▸ What the task requires:
Would you write out the listing verbatim and skip every picture in it?

··········

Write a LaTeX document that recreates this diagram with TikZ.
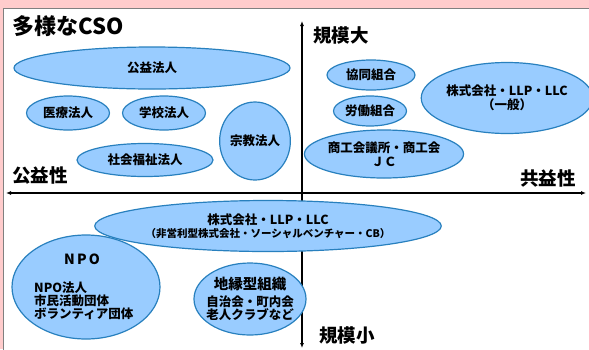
\documentclass[tikz,border=0pt]{standalone}
\usepackage{fontspec}
\newfontfamily\jp{Noto Sans CJK JP}
\usetikzlibrary{arrows.meta,%
	shapes.geometric}
\definecolor{bgpink}{RGB}{255,204,204}
\definecolor{ovfill}{RGB}{153,204,255}
\definecolor{ovline}{RGB}{40,128,190}
\tikzset{
	Oval/.style={ellipse, draw=ovline, fill=ovfill, line width=1.2pt, inner sep=0pt, font=\jp\bfseries\fontsize{12.5}{13.5}\selectfont, align=center},
	AxisLabel/.style={font=\jp\bfseries\fontsize{18.5}{18}\selectfont, inner sep=0pt},
	Axis/.style={line width=1.6pt, {Latex[length=5pt,width=4pt]}-{Latex[length=5pt,width=4pt]}}
}
\begin{document}
\begin{tikzpicture}[x=1pt, y=-1pt]
			\useasboundingbox (0,0) rectangle (589,349);
			\fill[bgpink] (0,0) rectangle (589,349);
			\draw[gray, fill=white, line width=0.8pt] (3.5,8.5) rectangle (592,352);
			\node[font=\jp\bfseries\fontsize{22}{22}\selectfont, inner sep=0pt, anchor=west] (title) at (12,26) {多様なCSO};
			% axes
			\coordinate (L) at (6,193);
			\coordinate (R) at (586,193);
			\coordinate (T) at (302,21);
			\coordinate (B) at (302,348);
			\draw[Axis] (L) -- (R);
			\draw[Axis] (B) -- (T);
			\node[AxisLabel] (big) at (341,35) {規模大};
			\node[AxisLabel] (small) at (347,335) {規模小};
			\node[AxisLabel] (pub) at (40,176) {公益性};
			\node[AxisLabel] (mut) at (548,178) {共益性};
			% upper left
			\node[Oval, minimum width=276, minimum height=42] (koeki) at (152,68) {公益法人};
			\node[Oval, minimum width=83, minimum height=34] (iryo) at (68,113) {医療法人};
			\node[Oval, minimum width=83, minimum height=34] (gakko) at (164,113) {学校法人};
			\node[Oval, minimum width=69, minimum height=78] (shukyo) at (255,141) {宗教法人};
			\node[Oval, minimum width=136, minimum height=33] (fukushi) at (145,160) {社会福祉法人};
			% upper right
			\node[Oval, minimum width=88, minimum height=30] (kyodo) at (371,75) {協同組合};
			\node[Oval, minimum width=73, minimum height=30] (rodo) at (370,111) {労働組合};
			\node[Oval, minimum width=154, minimum height=48] (shoko) at (384,154) {商工会議所・商工会\\ＪＣ};
			\node[Oval, minimum width=168, minimum height=71] (kabu1) at (507,98) {株式会社・LLP・LLC\\（一般）};
			% lower half
			\node[Oval, minimum width=306, minimum height=51] (kabu2) at (268,226) {株式会社・LLP・LLC\\{\fontsize{10.5}{11}\selectfont（非営利型株式会社・ソーシャルベンチャー・CB）}};
			\node[Oval, minimum width=148, minimum height=104] (npo) at (86,287) {};
			\node[font=\jp\bfseries\fontsize{14}{14}\selectfont, inner sep=0pt] (npot) at (82,259) {N\,P\,O};
			\node[font=\jp\bfseries\fontsize{12.5}{13}\selectfont, align=left, inner sep=0pt, anchor=west] (npol) at (34,301) {NPO法人\\市民活動団体\\ボランティア団体};
			\node[Oval, minimum width=112, minimum height=72] (chien) at (250,299) {};
			\node[font=\jp\bfseries\fontsize{14.5}{14}\selectfont, inner sep=0pt] (chient) at (250,284) {地縁型組織};
			\node[font=\jp\bfseries\fontsize{12.5}{13}\selectfont, align=center, inner sep=0pt] (chienl) at (250,308) {自治会・町内会\\老人クラブなど};
			\end{tikzpicture}
\end{document}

··········

▸ Task answer:
Write a LaTeX document that recreates this diagram with TikZ.
\documentclass[tikz,border=0pt]{standalone}
\usepackage{fontspec}
\newfontfamily\jp{Noto Sans CJK JP}
\usetikzlibrary{arrows.meta,%
	shapes.geometric}
\definecolor{bgpink}{RGB}{255,204,204}
\definecolor{ovfill}{RGB}{153,204,255}
\definecolor{ovline}{RGB}{40,128,190}
\tikzset{
	Oval/.style={ellipse, draw=ovline, fill=ovfill, line width=1.2pt, inner sep=0pt, font=\jp\bfseries\fontsize{12.5}{13.5}\selectfont, align=center},
	AxisLabel/.style={font=\jp\bfseries\fontsize{18.5}{18}\selectfont, inner sep=0pt},
	Axis/.style={line width=1.6pt, {Latex[length=5pt,width=4pt]}-{Latex[length=5pt,width=4pt]}}
}
\begin{document}
\begin{tikzpicture}[x=1pt, y=-1pt]
			\useasboundingbox (0,0) rectangle (589,349);
			\fill[bgpink] (0,0) rectangle (589,349);
			\draw[gray, fill=white, line width=0.8pt] (3.5,8.5) rectangle (592,352);
			\node[font=\jp\bfseries\fontsize{22}{22}\selectfont, inner sep=0pt, anchor=west] (title) at (12,26) {多様なCSO};
			% axes
			\coordinate (L) at (6,193);
			\coordinate (R) at (586,193);
			\coordinate (T) at (302,21);
			\coordinate (B) at (302,348);
			\draw[Axis] (L) -- (R);
			\draw[Axis] (B) -- (T);
			\node[AxisLabel] (big) at (341,35) {規模大};
			\node[AxisLabel] (small) at (347,335) {規模小};
			\node[AxisLabel] (pub) at (40,176) {公益性};
			\node[AxisLabel] (mut) at (548,178) {共益性};
			% upper left
			\node[Oval, minimum width=276, minimum height=42] (koeki) at (152,68) {公益法人};
			\node[Oval, minimum width=83, minimum height=34] (iryo) at (68,113) {医療法人};
			\node[Oval, minimum width=83, minimum height=34] (gakko) at (164,113) {学校法人};
			\node[Oval, minimum width=69, minimum height=78] (shukyo) at (255,141) {宗教法人};
			\node[Oval, minimum width=136, minimum height=33] (fukushi) at (145,160) {社会福祉法人};
			% upper right
			\node[Oval, minimum width=88, minimum height=30] (kyodo) at (371,75) {協同組合};
			\node[Oval, minimum width=73, minimum height=30] (rodo) at (370,111) {労働組合};
			\node[Oval, minimum width=154, minimum height=48] (shoko) at (384,154) {商工会議所・商工会\\ＪＣ};
			\node[Oval, minimum width=168, minimum height=71] (kabu1) at (507,98) {株式会社・LLP・LLC\\（一般）};
			% lower half
			\node[Oval, minimum width=306, minimum height=51] (kabu2) at (268,226) {株式会社・LLP・LLC\\{\fontsize{10.5}{11}\selectfont（非営利型株式会社・ソーシャルベンチャー・CB）}};
			\node[Oval, minimum width=148, minimum height=104] (npo) at (86,287) {};
			\node[font=\jp\bfseries\fontsize{14}{14}\selectfont, inner sep=0pt] (npot) at (82,259) {N\,P\,O};
			\node[font=\jp\bfseries\fontsize{12.5}{13}\selectfont, align=left, inner sep=0pt, anchor=west] (npol) at (34,301) {NPO法人\\市民活動団体\\ボランティア団体};
			\node[Oval, minimum width=112, minimum height=72] (chien) at (250,299) {};
			\node[font=\jp\bfseries\fontsize{14.5}{14}\selectfont, inner sep=0pt] (chient) at (250,284) {地縁型組織};
			\node[font=\jp\bfseries\fontsize{12.5}{13}\selectfont, align=center, inner sep=0pt] (chienl) at (250,308) {自治会・町内会\\老人クラブなど};
			\end{tikzpicture}
\end{document}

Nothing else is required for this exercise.